I have a following circuit with an operational amplifier. It is a configuration I haven't seen before and I am not quite sure how to calculate the gain in terms of its inputs A and B.
The input B is just the configuration of Inverting Amplifier
$$Gain_B = -\frac{470}{240}$$
Then I am puzzled by the 4k3 resistor. If the resistor wouldn't be there, the configuration would be similar to the differential amplifier and the gain would be
$$ G = \bigg(\frac{240+470}{240}\bigg)\bigg(\frac{3k6}{3k6+510}\bigg)A-\bigg(\frac{470}{240}\bigg)B$$
However, that is neglecting the 4k3 resistor, which somehow changes the gain – it reminds me of the non-inverting amplifier configuration, which would have gain of $$G_\text{part} = 1+\frac{470}{4k3}$$ and the two resistor in front of it would just act as a potential divider \$\frac{3k6}{3k6+510}A\$
The correct solution should be $$G \approx 2.687A-1.9583B$$
Just to clarify, I am assuming and ideal op-amp here (i.e. infinite gain, etc.).
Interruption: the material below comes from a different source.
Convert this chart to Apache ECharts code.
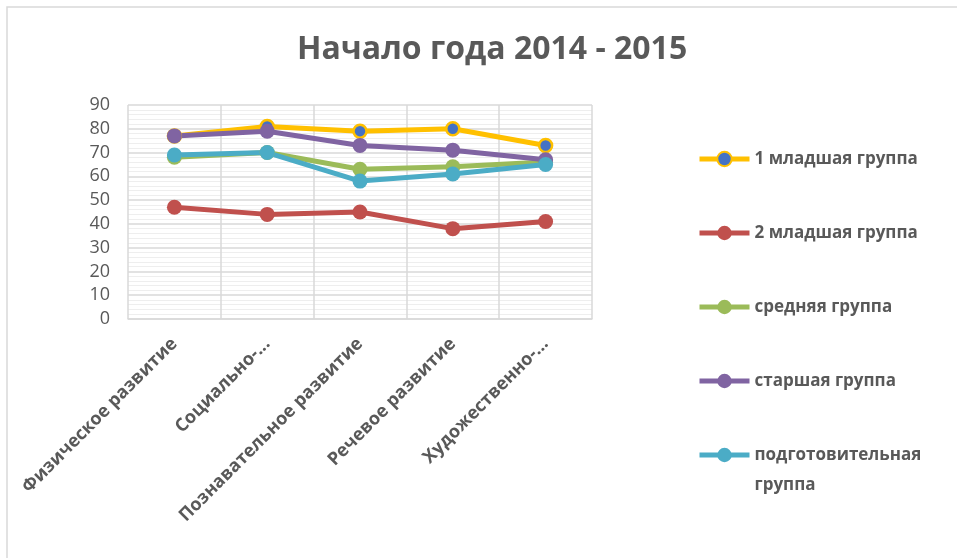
<!DOCTYPE html>
<html>
<head>
<meta charset="utf-8">
<script src="https://cdn.jsdelivr.net/npm/echarts@6/dist/echarts.min.js"></script>
<style>
  html, body { margin: 0; padding: 0; background: #fff; }
  #chart { width: 957px; height: 558px; }
</style>
</head>
<body>
<div id="chart"></div>
<script type="text/javascript">
  // данные с диаграммы
  var categories = ['Физическое развитие', 'Социально-...', 'Познавательное развитие', 'Речевое развитие', 'Художественно-...'];
  var yTicks = [0, 10, 20, 30, 40, 50, 60, 70, 80, 90];
  var names = ['1 младшая группа', '2 младшая группа', 'средняя группа', 'старшая группа', 'подготовительная группа'];
  var junior1 = [77, 81, 79, 80, 73];
  var junior2 = [47, 44, 45, 38, 41];
  var middle = [68, 70, 63, 64, 66];
  var senior = [77, 79, 73, 71, 67];
  var prep = [69, 70, 58, 61, 65];

  var textColor = '#595959';
  var font = '"Open Sans", "Noto Sans", sans-serif';

  function line(name, data, color, markerColor) {
    return {
      name: name,
      type: 'line',
      data: data,
      symbol: 'circle',
      symbolSize: markerColor ? 13 : 15,
      lineStyle: { width: 5, color: color },
      itemStyle: markerColor ? { color: markerColor, borderColor: color, borderWidth: 2.5 } : { color: color },
      emphasis: { disabled: true }
    };
  }

  var legendText = { fontFamily: font, fontSize: 17, fontWeight: 'bold', color: textColor, lineHeight: 30 };

  var myChart = echarts.init(document.getElementById('chart'));
  var option = {
    animation: false,
    title: {
      text: 'Начало года 2014 - 2015',
      left: 292,
      top: 29,
      textStyle: { fontFamily: font, fontSize: 32, fontWeight: 'bold', color: textColor }
    },
    legend: [
      {
        orient: 'vertical',
        left: 692,
        top: 139,
        itemWidth: 50,
        itemHeight: 18,
        itemGap: 44,
        lineStyle: { width: 5 },
        data: names.slice(0, 4),
        textStyle: legendText
      },
      {
        orient: 'vertical',
        left: 692,
        top: 405,
        itemWidth: 50,
        itemHeight: 18,
        lineStyle: { width: 5 },
        data: names.slice(4),
        formatter: function (n) { return '\n' + n.replace(' ', '\n'); },
        textStyle: legendText
      }
    ],
    grid: { left: 128, right: 365, top: 105, bottom: 239 },
    xAxis: {
      type: 'category',
      data: categories,
      boundaryGap: true,
      axisLine: { lineStyle: { color: '#d9d9d9', width: 1.5 } },
      axisTick: { show: false },
      splitLine: { show: true, lineStyle: { color: '#d9d9d9', width: 1.5 } },
      axisLabel: {
        rotate: 45,
        interval: 0,
        margin: 22,
        fontFamily: font,
        fontSize: 18,
        fontWeight: 'bold',
        color: textColor
      }
    },
    yAxis: {
      type: 'value',
      min: yTicks[0],
      max: yTicks[yTicks.length - 1],
      interval: 10,
      axisLine: { show: false },
      axisTick: { show: false },
      axisLabel: { margin: 18, fontFamily: font, fontSize: 18, color: textColor },
      splitLine: { lineStyle: { color: '#d9d9d9', width: 1.5 } },
      minorTick: { show: false, splitNumber: 5 },
      minorSplitLine: { show: true, lineStyle: { color: '#eeeeee', width: 1 } }
    },
    graphic: [
      {
        type: 'rect',
        shape: { x: 7, y: 7, width: 980, height: 600 },
        style: { fill: 'none', stroke: '#d9d9d9', lineWidth: 1.5 },
        silent: true
      }
    ],
    series: [
      line(names[0], junior1, '#FFC000', '#4472C4'),
      line(names[1], junior2, '#C0504D'),
      line(names[2], middle, '#9BBB59'),
      line(names[3], senior, '#8064A2'),
      line(names[4], prep, '#4BACC6')
    ]
  };
  myChart.setOption(option);
</script>
</body>
</html>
This should not be a hard problem, however, I have failed to find even after a hour of googling (it might be caused by the fact that I do not know how to call this circuit configuration).
Best Answer
It's just a supeposition of two common circuits, ground B and evaluate the gain you get from A, then ground A and evaluate for B.
you've got the B term right "-470/240" = -1.9583
for the A term ground the B input so the 4.3K is parallel with the 240
$$ \bigg(\frac{240||4k3+470}{240||4k3}\bigg)\bigg(\frac{3k6}{3k6+510}\bigg)A $$